The Reluctant Fundamentalist is full of ironies and symmetries. There is also a constant play on words, particularly the title word ‘fundamentalist’, which Hamid aims to show as prejudicial. Underwood Samson, the company Changez works for, drives its employees constantly to “focus on the fundamentals”, meaning the fundamentals of capitalism, which makes US capitalism, presumably, the real ‘fundamentalist’ in today’s world. The decline in Erica’s mental health coincides with America’s (Am Erica) withdrawal into xenophobic paranoia after 9/11.
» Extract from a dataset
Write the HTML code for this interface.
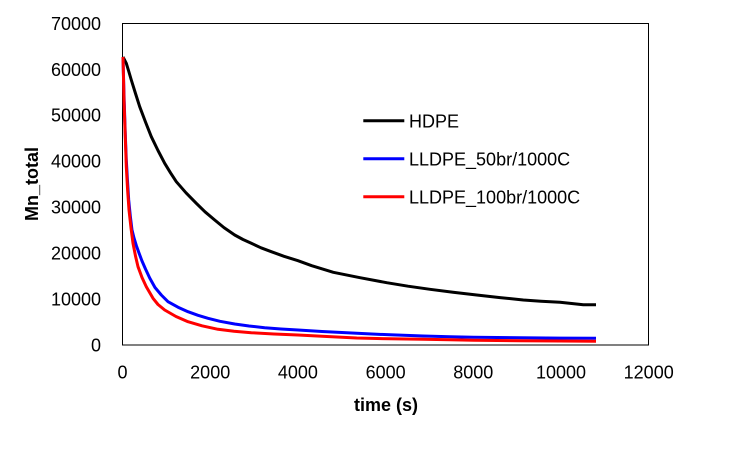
<!DOCTYPE html>
<html><head><meta charset="utf-8">
<style>
html,body{margin:0;padding:0;background:#fff;}
svg{display:block;}
text{font-family:"Liberation Sans",Arial,sans-serif;fill:#000;}
</style></head>
<body>
<svg width="749" height="450" viewBox="0 0 749 450" xmlns="http://www.w3.org/2000/svg">
<rect x="0" y="0" width="749" height="450" fill="#fff"/>
<rect x="122.5" y="23.5" width="526" height="321.5" fill="none" stroke="#000" stroke-width="1"/>
<g font-size="18" text-anchor="end">
<text x="101" y="29.9">70000</text>
<text x="101" y="75.8">60000</text>
<text x="101" y="121.7">50000</text>
<text x="101" y="167.7">40000</text>
<text x="101" y="213.6">30000</text>
<text x="101" y="259.5">20000</text>
<text x="101" y="305.5">10000</text>
<text x="101" y="351.4">0</text>
</g>
<g font-size="18" text-anchor="middle">
<text x="122.5" y="378.5">0</text>
<text x="210.2" y="378.5">2000</text>
<text x="297.9" y="378.5">4000</text>
<text x="385.6" y="378.5">6000</text>
<text x="473.3" y="378.5">8000</text>
<text x="561" y="378.5">10000</text>
<text x="648.7" y="378.5">12000</text>
</g>
<text x="386" y="411" font-size="18" font-weight="bold" text-anchor="middle">time (s)</text>
<text transform="translate(38,184) rotate(-90)" font-size="18" font-weight="bold" text-anchor="middle">Mn_total</text>
<g fill="none" stroke-width="3" stroke-linejoin="round" stroke-linecap="butt">
<polyline stroke="#000" points="123,57 126.3,63.3 128.8,71.5 131.3,80 135.5,93.5 139.7,106.7 145.5,122 151.3,136.7 158,150.5 164.7,163.3 170.5,172.8 176.3,181.7 186,192.8 196.3,203.3 205,211.8 214.7,220 224,227.6 234.7,235 243,239.5 251.3,243.3 261,247.8 271.3,251.7 284,256.3 298,260.7 311.7,265.7 333.3,272.3 360,277.7 386.7,282.7 408,286.2 430,289.3 453,292.2 476.7,295 500,297.6 523.3,300 541,301.3 560,302.3 583.3,304.7 596,304.7"/>
<polyline stroke="#0000ff" points="123,57 123.8,88 124.7,116.7 125.5,140 126.3,160 127.5,181 128.7,200 130.3,216 132,230 134,238 136.3,245.5 139,253 142,261 145.5,269 149.7,278 155,287.5 161.3,295 168,301.7 178,307.2 188,311.7 198,315.3 208,318.3 220,321.3 234.7,324 249,326 264.7,327.7 281,329 298,330 322,331.5 356.7,333.3 390,334.8 423.3,336 450,336.7 473.3,337.3 520,337.8 560,338.1 596,338.3"/>
<polyline stroke="#ff0000" points="123,57 124,100 125.2,135 126.3,166.7 127.6,190 129,210 131,228 133,243.3 135.5,256 138,266.7 142,277.5 146.3,286.7 153,298.3 158,304.5 164.7,310 176,316.5 188,321.7 202,325.8 218,329.3 234,331.2 251.3,332.7 274,334 298,335 322,336.2 356.7,338 390,338.8 423.3,339.3 450,339.8 473.3,340.3 520,340.7 560,341 596,341.3"/>
</g>
<g stroke-width="3">
<line x1="363.3" y1="120.7" x2="404.3" y2="120.7" stroke="#000"/>
<line x1="363.3" y1="158.7" x2="404.3" y2="158.7" stroke="#0000ff"/>
<line x1="363.3" y1="196.7" x2="404.3" y2="196.7" stroke="#ff0000"/>
</g>
<g font-size="18">
<text x="409" y="127.3">HDPE</text>
<text x="409" y="165.3">LLDPE_50br/1000C</text>
<text x="409" y="203.3">LLDPE_100br/1000C</text>
</g>
</svg>
</body></html>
Her break-up with Changez and his subsequent departure from the country represent the ‘reality’ of the ‘changez’ that America is unable to accept around the globe (Erica too cannot handle a ‘real’ lover in Changez and retreats into a depressed nostalgia for her dead lover Chris). If there is a problem with this otherwise intelligent work, it is that it appears to have been written, almost entirely, to prove a point.

A point that Hamid does not even make very persuasively because he offers no solid values to replace the ones that Changez rejects when leaving America. The young Pakistani’s desire to stand up for his country against a ‘similar’ bully to its east is just an echo of the same jingoistic voices rallying around the flag on the North American continent. Changez’ preachiness about America, at the end of the novel, is simply not convincing because his sentiments stem from his resentment against the country for abandoning Pakistan as an ally, for its opportunism and for its perceived new allegiance to “aggressive” India.

His criticism is also one-sided— the Changez who could introspect and look within when he lived in America, vanishes once he returns to Pakistan. And so, in trying to prove a point then, The Reluctant Fundamentalist becomes a statement…which, in the opinion of this reviewer, detracts from it as a work of art.